JNK is activated by dual phosphorylation of the Thr and Tyr residues within the Thr-Pro-Tyr motif and it can be activated by cytokines and environmental stress. Its activation leads to the up-regulation of c-jun and eventual phosphorylation of transcription factors such as AP-1 and other proteins some of which are associated with apoptosis. Given that death in CD8⁺ T cells is turning out to be mostly driven by the internal pathway of apoptosis and results from mitochondrial dysfunction, the release of reactive oxygen intermediates, and stress (29, 30), and as JNK can play a role in stress-induced activation of the cytochrome c-mediated death pathway (41), a role for JNK in AICD in Ag-specific CD8⁺ CTLs can be envisioned.

As mentioned earlier, Bcl family pro- and antiapoptotic proteins play an important role in the survival or death of cells (22). Our observation on the modulation of some of these proteins, therefore, is of interest. The JNK inhibitor, SP600125, increased the level of pBcl-2 and Mcl-1. The effect of phosphorylated Bcl-2 on apoptosis of T cells remains an unsettled issue (42, 43). However, Mcl-1 is an important Bcl family member with a positive effect on T cell survival (44). It is therefore tempting to suggest that the JNK inhibitor SP600125 prevents AICD in these CTLs by up-regulating Mcl-1. Admittedly, more work will be needed to establish this issue.
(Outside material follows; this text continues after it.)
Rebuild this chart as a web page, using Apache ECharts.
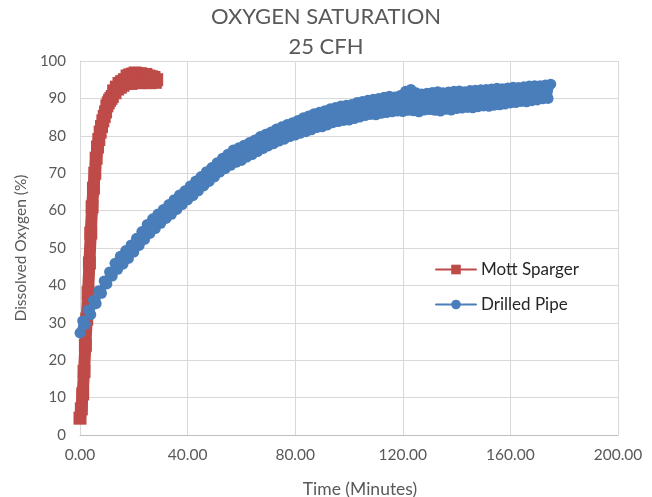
<!DOCTYPE html>
<html>
<head>
<meta charset="utf-8">
<script src="https://cdn.jsdelivr.net/npm/echarts@6/dist/echarts.min.js"></script>
<style>html,body{margin:0;padding:0;background:#fff}#c{width:652px;height:497px}</style>
</head>
<body>
<div id="c"></div>
<script>
// Mott Sparger: sampled every 0.5 min starting at 0
const mottStep = 0.5;
const mottValues = [
  4.5, 7, 11, 17, 24, 31, 38, 46, 54, 61,
  66, 70, 74, 77, 79, 81, 82.5, 84, 85.2, 86.4,
  88, 88.8, 89.5, 90, 90.5, 92, 91.5, 93, 92.5, 94,
  93, 94.5, 93.5, 95, 94, 96, 94.5, 96.3, 94, 96.5,
  94.5, 96.8, 94.6, 96.5, 94.2, 96.6, 94.5, 96.2, 94.3, 96.4,
  94.4, 96, 94.2, 95.8, 94.5, 95.6, 94.3, 95
];
// Drilled Pipe: sampled every 1 min starting at 0
const pipeStep = 1;
const pipeValues = [
  27.3, 30.5, 29.6, 33.4, 32.2, 36.0, 35.1, 38.6, 37.9, 41.2,
  40.4, 43.6, 42.5, 45.9, 44.3, 47.8, 45.7, 49.3, 47.2, 50.8,
  48.9, 52.6, 50.7, 54.4, 52.3, 56.3, 53.9, 57.8, 55.2, 59.1,
  56.6, 60.3, 57.9, 61.6, 59.0, 62.9, 60.3, 64.2, 61.6, 65.3,
  62.9, 66.6, 64.0, 67.9, 65.3, 69.1, 66.6, 70.4, 67.8, 71.5,
  69.0, 72.8, 70.3, 74.0, 71.2, 75.1, 72.1, 76.2, 72.9, 76.8,
  73.4, 77.5, 74.3, 78.2, 75.0, 78.9, 75.8, 79.8, 76.6, 80.4,
  77.3, 81.0, 77.9, 81.8, 78.6, 82.4, 79.1, 83.0, 79.8, 83.5,
  80.2, 84.1, 80.7, 84.8, 81.1, 85.3, 81.6, 85.9, 82.2, 86.3,
  82.4, 86.7, 82.9, 87.2, 83.5, 87.6, 83.8, 88.0, 84.1, 88.2,
  84.2, 88.4, 84.6, 88.9, 85.0, 89.2, 85.4, 89.5, 85.7, 89.8,
  85.6, 90.0, 86.0, 90.3, 86.2, 90.6, 86.4, 90.4, 86.6, 90.8,
  86.5, 91.9, 86.8, 92.4, 86.7, 91.5, 86.4, 91.2, 86.9, 91.4,
  87.0, 91.6, 86.8, 91.8, 86.6, 91.5, 87.1, 91.7, 86.9, 91.9,
  87.3, 92.0, 87.4, 91.8, 87.6, 92.1, 87.5, 92.2, 87.8, 92.3,
  88.0, 92.4, 87.9, 92.5, 88.2, 92.7, 88.3, 92.6, 88.5, 92.8,
  88.8, 93.0, 88.9, 92.9, 89.2, 93.1, 89.1, 93.3, 89.4, 93.4,
  89.6, 93.4, 89.9, 93.6, 90.0, 93.8
];
const xTicks = [0, 40, 80, 120, 160, 200];
const yTicks = [0, 10, 20, 30, 40, 50, 60, 70, 80, 90, 100];
const titleText = "OXYGEN SATURATION\n25 CFH";
const seriesNames = ["Mott Sparger", "Drilled Pipe"];

const mottData = mottValues.map((v, i) => [i * mottStep, v]);
const pipeData = pipeValues.map((v, i) => [i * pipeStep, v]);

const FONT = "Lato, 'Open Sans', sans-serif";
const chart = echarts.init(document.getElementById('c'));
chart.setOption({
  animation: false,
  backgroundColor: '#fff',
  title: {
    text: titleText,
    left: 'center',
    top: 2,
    padding: 0,
    textStyle: { fontFamily: FONT, fontSize: 22, fontWeight: 'normal', color: '#595959', lineHeight: 30 }
  },
  grid: { left: 80, right: 34, top: 61, bottom: 62, containLabel: false, outerBoundsMode: 'none' },
  legend: {
    orient: 'vertical',
    left: 430,
    top: 256,
    itemWidth: 40,
    itemHeight: 12,
    itemGap: 18,
    textStyle: { fontFamily: FONT, fontSize: 17, color: '#262626' },
    data: seriesNames
  },
  xAxis: {
    type: 'value',
    min: xTicks[0], max: xTicks[xTicks.length - 1], interval: 40,
    name: 'Time (Minutes)', nameLocation: 'middle', nameGap: 45,
    nameTextStyle: { fontFamily: FONT, fontSize: 17.5, color: '#595959', padding: [0, 0, 0, 22] },
    axisLine: { show: true, lineStyle: { color: '#bfbfbf', width: 1 } },
    axisTick: { show: false },
    axisLabel: { fontFamily: FONT, fontSize: 15.5, color: '#595959', margin: 12, formatter: v => v.toFixed(2) },
    splitLine: { show: true, lineStyle: { color: '#d9d9d9', width: 1 } }
  },
  yAxis: {
    type: 'value',
    min: yTicks[0], max: yTicks[yTicks.length - 1], interval: 10,
    name: 'Dissolved Oxygen (%)', nameLocation: 'middle', nameGap: 50, nameRotate: 90,
    nameTextStyle: { fontFamily: FONT, fontSize: 15.5, color: '#595959' },
    axisLine: { show: true, lineStyle: { color: '#d9d9d9', width: 1 } },
    axisTick: { show: false },
    axisLabel: { fontFamily: FONT, fontSize: 15, color: '#595959', margin: 14 },
    splitLine: { show: true, lineStyle: { color: '#d9d9d9', width: 1 } }
  },
  series: [
    {
      name: seriesNames[0], type: 'line', data: mottData,
      symbol: 'rect', symbolSize: 13, showSymbol: true,
      itemStyle: { color: '#BE4B48' },
      lineStyle: { color: '#BE4B48', width: 12, join: 'round', cap: 'round' }
    },
    {
      name: seriesNames[1], type: 'line', data: pipeData,
      symbol: 'circle', symbolSize: 11, showSymbol: true,
      itemStyle: { color: '#4A7EBB' },
      lineStyle: { color: '#4A7EBB', width: 7, join: 'round', cap: 'round' }
    }
  ]
});
</script>
</body>
</html>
A role for JNK in AICD in CTLs in an Ag-specific manner in our study has been based from the observation of the effect of SP600125 on AICD in these cells (Fig. 3). SP600125 has been extensively used as a JNK inhibitor in numerous studies although it is not absolutely specific for JNK (35). The possibility exists that the rescuing effect of SP600125 could have resulted from its effect on some other molecule(s). More work will be needed to firmly establish a role for JNK in AICD in Ag-specific CTLs and to “connect” JNK with the upstream and downstream events in the apoptotic processes in primary CTLs. Meanwhile, considering that the antitumor effects of the CTLs–induced by active vaccination or adoptively transferred–can be vastly enhanced by preventing their “premature” death and as JNK inhibitors have generated much interest in inflammatory diseases and have also entered into clinical trials (35), our observations have implications in active as well as adoptive immunotherapeutic strategies for cancer and in further studies of the regulation of survival and death in CTLs.

We thankfully acknowledge Drs. Leo Lefrancois for his careful reading of the manuscript, Meenal Mehrotra for help in some of the initial experiments, and S. K. Suneja for help with densitometric analysis.